From a strategic viewpoint, the reconstituted Hanjar Division had little actual military value; made up mainly of local extremists, it was soon renamed “el Mujjahid” and was used mainly to terrorize Serbian villages. With Iran’s sending in mujahedin from the entire Muslim world to fight the Christian Serbs; with a compliant Bosnian Muslim president, Alija Izetbegovic, who issued a passport to Osama bin Laden in his Vienna embassy in 1992 thus enabling the world’s greatest terrorist to visit Bosnia and Kosovo on three different occasions; combined with a flawed Bosnian foreign policy by U.S. administrations in support of a jihadist government in Kosovo, one can safely say that with the U.S. adoption of the Islamic cause in Bosnia and Kosovo, the Handjar can proudly announce “Mission Accomplished.”
Stella L. Jatras
Camp Hill, Pennsylvania
Close Calls in a M-1 Helmet
Dear Editor:
I read the story about the M-1 helmet in your September 2010 issue. I couldn’t help but send you the story of our G Company, 398th Mortar Section sergeant and the picture of his helmets:
“At the reunion in Lancaster we were all telling stories of our close calls during the battles in Europe. The winner, hands down, was John Crowley, our mortar section leader. He was hit in the helmet by rifle fire on two occasions, in the front (left) and out the back (right). The first was above Soucht, France, on December 4, 1944, at the start of our first attack in Bitche, and the second was near Jagstfeld, Germany, on April 6, 1945, after we had crossed the Jagst River. He had both helmets sent back to the States and they are now on display in his home.”
James B. Hazen
Adrian, Michigan
Horrors of the Holocaust
Dear Editor:
Regarding Richard Rule’s “Infamous Mass Murderer” in the June 2010 issue, I can honestly say that that article was the most penetrating and emotional depiction of the Holocaust that I have ever read. I have been a reader of your magazine for several years, and as it is my habit to read every article, this one on Rudolph Hoess really bothered me.

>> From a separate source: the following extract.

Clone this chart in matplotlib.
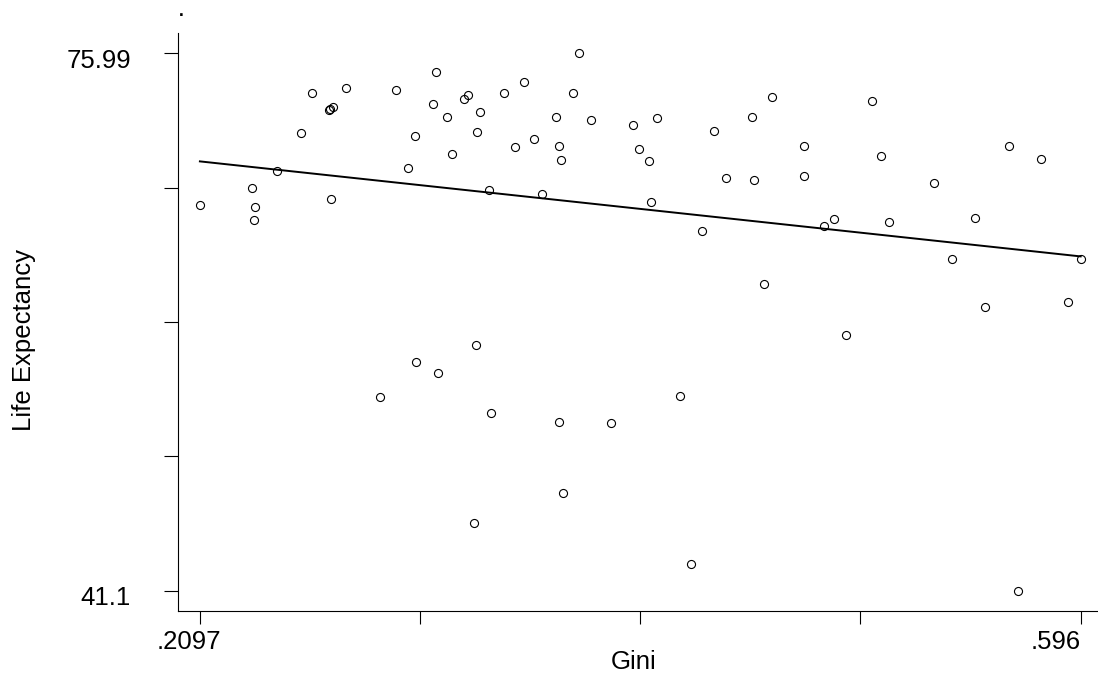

Mr. Rule did an outstanding job in researching and presenting a story that must be told to every generation. It is unconscionable that the wartime leaders, civilian and military, of the victor nations did not move to stop the wholesale butchery. A stain, I might add, that will not wash off of the reputation of the nations and leaders involved in the European war.
Dave Solkovits
Northridge, California
Note: Opinions expressed in “Dispatches” do not represent those of the writers, editors, or staff of WWII History or Sovereign Media.